Todo el universo de Tintín muestra la impronta del humanismo cristiano: exaltación de la amistad, simpatía por los más débiles, solidaridad con los que sufren, indignación ante la injusticia, esperanza de un porvenir mejor, defensa de la libertad. Hacia el final de su vida, Hergé se distanció del catolicismo, aproximándose a las tradiciones religiosas de Oriente, como el taoísmo y el budismo, pero siempre desde una perspectiva humanista que subrayaba la importancia de la persona. Tintín fue algo más que un personaje de ficción. Educó a varias generaciones, transmitiendo valores que no han perdido su vigencia. En un tiempo marcado por el nihilismo y el escepticismo, apostó por la vida y el hombre, subrayando que existir es un prodigio y no una fatalidad, y recordando que necesitamos a los otros para ser verdaderamente humanos. La libertad individual no debe ser un pretexto para desentenderse de las obligaciones hacia nuestros semejantes.

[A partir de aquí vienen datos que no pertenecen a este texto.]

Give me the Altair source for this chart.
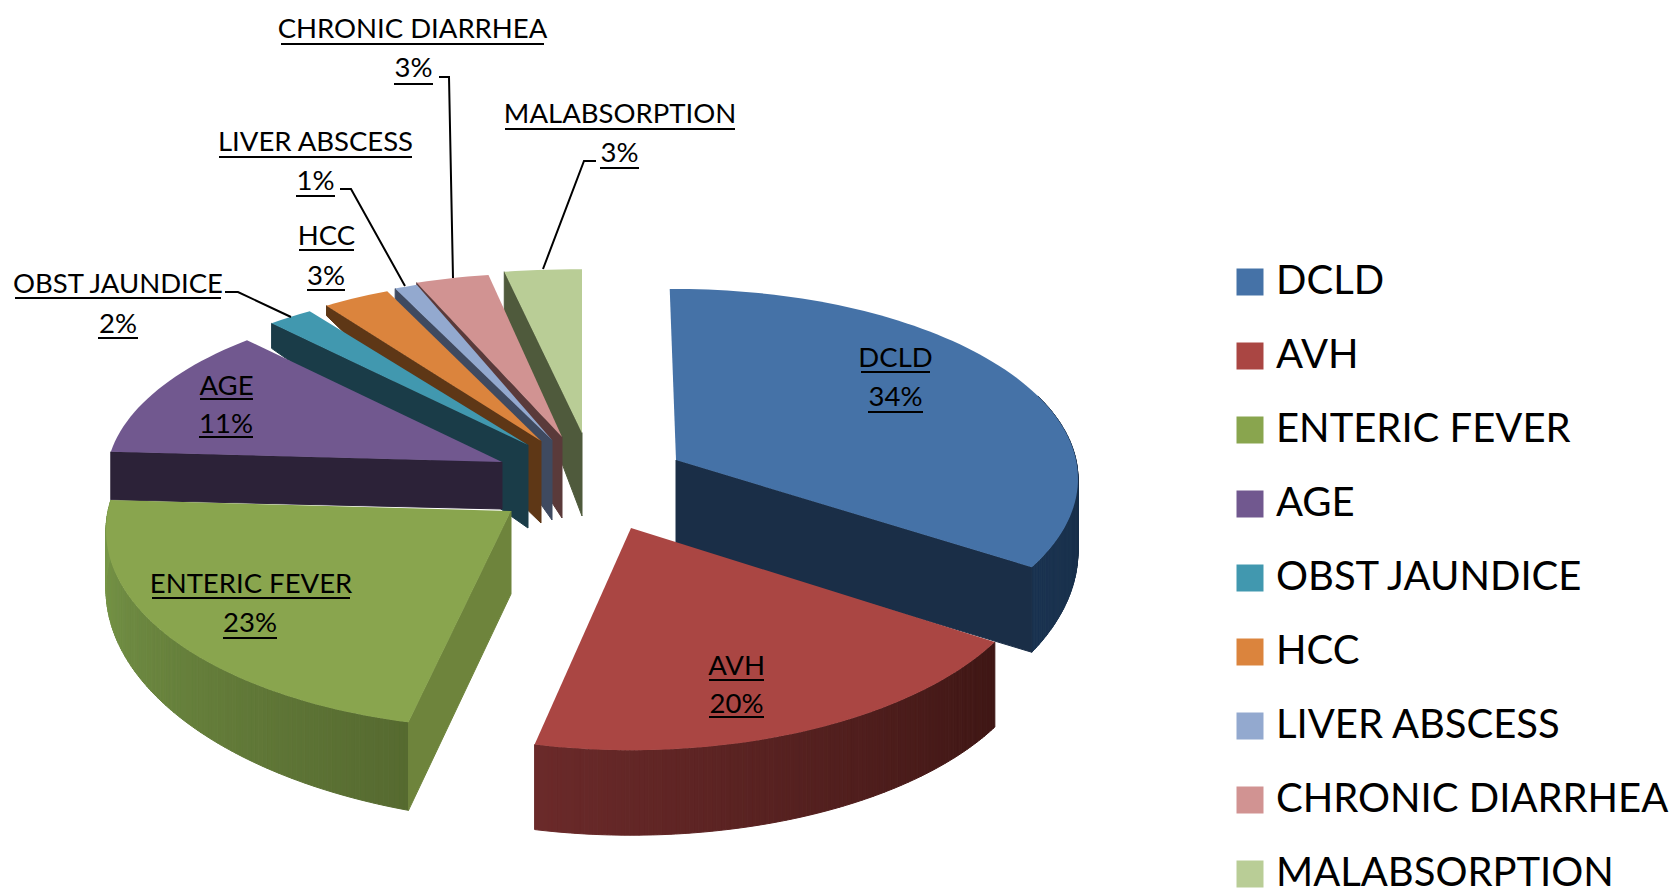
import math
import altair as alt
import pandas as pd

CATEGORIES = ["DCLD", "AVH", "ENTERIC FEVER", "AGE", "OBST JAUNDICE", "HCC",
              "LIVER ABSCESS", "CHRONIC DIARRHEA", "MALABSORPTION"]
PERCENTS = [34, 20, 23, 11, 2, 3, 1, 3, 3]
TOP_COLORS = ["#4572A7", "#AA4643", "#89A54E", "#71588F", "#4198AF", "#DB843D",
              "#93A9CF", "#D19392", "#B9CD96"]
WALL_COLORS = ["#1A2E47", "#6B2A2A", "#6E843C", "#2C2238", "#1A3C48", "#5E3716",
               "#3F4A60", "#5A3A3A", "#4F5A3C"]
RIM_FROM = {"DCLD": "#1A2E47", "AVH": "#6B2A2A", "ENTERIC FEVER": "#566A30"}
RIM_TO = {"DCLD": "#1A3350", "AVH": "#3F1715", "ENTERIC FEVER": "#7A9A4A"}

# exploded-slice geometry (page pixels)
APEX_X = [676, 631, 511, 502, 528, 541, 552, 562, 582]
APEX_Y = [460, 528, 511, 462, 445, 441, 440, 437, 433]
RADIUS_X = [400, 409, 403, 394, 404, 397, 405, 435, 460]
RADIUS_Y = [190, 202, 198, 183, 180, 182, 184, 183, 182]
DEPTH_APEX = [85, 85, 83, 47, 83, 82, 80, 81, 83]
DEPTH_RIM = [85, 85, 88, 48, 25, 10, 10, 12, 40]
SHIFT_START = [-1, 0, -1, -4, 0, 0, 0, 0, 0]
SHIFT_END = [0, -2, -4, -1, 0, 0, 0, 0, 0]
PERSPECTIVE = 0.1
OFFSET = 8  # page margin

starts, acc = [], 0
for p in PERCENTS:
    starts.append(acc * 3.6)
    acc += p


def rim(i, deg):
    a0, a1 = starts[i], starts[i] + PERCENTS[i] * 3.6
    f = (deg - a0) / (a1 - a0)
    t = math.radians(deg + SHIFT_START[i] * (1 - f) + SHIFT_END[i] * f)
    s = 1 - PERSPECTIVE * math.cos(t)
    return (APEX_X[i] + RADIUS_X[i] * math.sin(t) * s - OFFSET,
            APEX_Y[i] - RADIUS_Y[i] * math.cos(t) * s - OFFSET)


def feature(coords, **props):
    ring = [list(c) for c in coords]
    ring.append(ring[0])
    return {"type": "Feature", "properties": props,
            "geometry": {"type": "Polygon", "coordinates": [ring]}}


def mix(a, b, f):
    ca = [int(a[k:k + 2], 16) for k in (1, 3, 5)]
    cb = [int(b[k:k + 2], 16) for k in (1, 3, 5)]
    return "#%02x%02x%02x" % tuple(round(x + (y - x) * f) for x, y in zip(ca, cb))


tops, walls = [], []


def radial_wall(i, deg, d_rim):
    ax, ay = APEX_X[i] - OFFSET, APEX_Y[i] - OFFSET
    rx, ry = rim(i, deg)
    return feature([(ax, ay), (rx, ry), (rx, ry + d_rim), (ax, ay + DEPTH_APEX[i])],
                   fill=WALL_COLORS[i])


def rim_walls(i, a0, a1, d0, d1, col0, col1, n=120):
    out = []
    for k in range(n):
        f0, f1 = k / n, (k + 1) / n
        t0, t1 = a0 + (a1 - a0) * f0, a0 + (a1 - a0) * f1
        x0, y0 = rim(i, t0)
        x1, y1 = rim(i, t1)
        e0, e1 = d0 + (d1 - d0) * f0, d0 + (d1 - d0) * f1
        out.append(feature([(x0, y0), (x1, y1), (x1, y1 + e1), (x0, y0 + e0)],
                           fill=mix(col0, col1, f0)))
    return out


# back slices first, then the big front ones
for i in [8, 7, 6, 5, 4, 3]:
    walls.append(radial_wall(i, starts[i], DEPTH_RIM[i]))
end0 = starts[0] + PERCENTS[0] * 3.6
walls += rim_walls(0, 70, end0, 60, 85, RIM_FROM["DCLD"], RIM_TO["DCLD"])
walls.append(radial_wall(0, end0, DEPTH_RIM[0]))
walls += rim_walls(2, starts[2], starts[3], 88, 55, RIM_FROM["ENTERIC FEVER"], RIM_TO["ENTERIC FEVER"])
walls.append(radial_wall(2, starts[2], DEPTH_RIM[2]))
walls += rim_walls(1, starts[1], starts[2], 85, 85, RIM_TO["AVH"], RIM_FROM["AVH"])

for i, name in enumerate(CATEGORIES):
    a0, a1 = starts[i], starts[i] + PERCENTS[i] * 3.6
    n = max(4, int((a1 - a0) / 1.5))
    pts = [(APEX_X[i] - OFFSET, APEX_Y[i] - OFFSET)]
    pts += [rim(i, a0 + (a1 - a0) * k / n) for k in range(n + 1)]
    tops.append(feature(pts, name=name))

LABEL_TEXT = ["CHRONIC DIARRHEA", "3%", "MALABSORPTION", "3%", "LIVER ABSCESS", "1%", "HCC", "3%",
              "OBST JAUNDICE", "2%", "ENTERIC FEVER", "23%", "DCLD", "34%", "AVH", "20%", "AGE", "11%"]
LABEL_X0 = [281, 394, 505, 600, 219, 296, 299, 307, 15, 98, 152, 223, 861, 868, 709, 709, 200, 199]
LABEL_X1 = [544, 433, 735, 639, 412, 335, 354, 345, 221, 138, 350, 277, 930, 923, 764, 764, 253, 253]
LABEL_BASE = [38, 77, 123, 162, 151, 190, 245, 285, 293, 333, 593, 632, 367, 406, 675, 713, 395, 433]
LABEL_RULE = [44, 84, 129, 168, 157, 196, 250, 290, 298, 338, 598, 638, 372, 412, 680, 717, 399, 437]

labels = pd.DataFrame({
    "text": LABEL_TEXT,
    "x0": [v - OFFSET for v in LABEL_X0],
    "x1": [v - OFFSET for v in LABEL_X1],
    "xm": [(a + b) / 2 - OFFSET for a, b in zip(LABEL_X0, LABEL_X1)],
    "base": [v - OFFSET for v in LABEL_BASE],
    "rule": [v - OFFSET for v in LABEL_RULE],
})

LEADERS = {
    "OBST JAUNDICE": [(225, 292), (238, 292), (291, 317)],
    "LIVER ABSCESS": [(340, 189), (351, 189), (405, 286)],
    "CHRONIC DIARRHEA": [(439, 77), (449, 77), (453, 278)],
    "MALABSORPTION": [(596, 161), (584, 161), (543, 269)],
}
leaders = pd.DataFrame([
    {"leader": k, "step": j, "x": p[0] - OFFSET, "y": p[1] - OFFSET}
    for k, v in LEADERS.items() for j, p in enumerate(v)
])

projection = alt.Projection(type="identity", scale=1, translate=[0, 0])


def shapes(features):
    return alt.InlineData(values={"type": "FeatureCollection", "features": features},
                          format=alt.DataFormat(property="features", type="json"))


wall_layer = alt.Chart(shapes(walls)).mark_geoshape(strokeWidth=1).encode(
    fill=alt.Fill("properties.fill:N", scale=None, legend=None),
    stroke=alt.Stroke("properties.fill:N", scale=None, legend=None),
).project(**projection.to_dict())

top_layer = alt.Chart(shapes(tops)).mark_geoshape(strokeWidth=0).encode(
    fill=alt.Fill(
        "properties.name:N",
        scale=alt.Scale(domain=CATEGORIES, range=TOP_COLORS),
        legend=alt.Legend(
            orient="none", legendX=1222, legendY=254, title=None,
            symbolType="square", symbolSize=729, symbolStrokeWidth=0, symbolOpacity=1,
            labelFont="Lato", labelFontSize=40, labelColor="#000000", labelOffset=6,
            labelLimit=600, rowPadding=34, padding=0,
        ),
    ),
).project(**projection.to_dict())

px = alt.Scale(domain=[0, 1661], range=[0, 1661])
py = alt.Scale(domain=[0, 884], range=[0, 884])

leader_layer = alt.Chart(leaders).mark_line(color="#000000", strokeWidth=2).encode(
    x=alt.X("x:Q", scale=px, axis=None),
    y=alt.Y("y:Q", scale=py, axis=None),
    detail="leader:N",
    order="step:Q",
)
text_layer = alt.Chart(labels).mark_text(
    font="Lato", fontSize=27.5, align="center", baseline="alphabetic", color="#000000"
).encode(
    x=alt.X("xm:Q", scale=px, axis=None),
    y=alt.Y("base:Q", scale=py, axis=None),
    text="text:N",
)
rule_layer = alt.Chart(labels).mark_rule(color="#000000", strokeWidth=2).encode(
    x=alt.X("x0:Q", scale=px, axis=None),
    x2="x1:Q",
    y=alt.Y("rule:Q", scale=py, axis=None),
)

chart = alt.layer(wall_layer, top_layer, leader_layer, rule_layer, text_layer).resolve_scale(
    fill="independent", stroke="independent"
).properties(
    width=1661, height=884, padding=0, autosize=alt.AutoSizeParams(type="none"),
    background="#ffffff",
).configure_view(stroke=None)

chart.save("out.html", embed_options={"renderer": "svg", "actions": False})
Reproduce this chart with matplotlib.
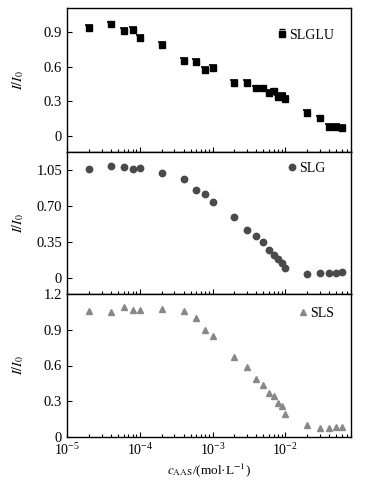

Tintín es un mito y un mito necesario. No me cabe ninguna duda de que el mundo sería un lugar infinitamente peor sin su mechón pelirrojo, sus pantalones de golf y su coraje. Me ha acompañado desde niño y sé que estará a mi lado durante la vejez. Siempre le estaré agradecido. Su amistad ha sido uno de los grandes acontecimientos de mi vida.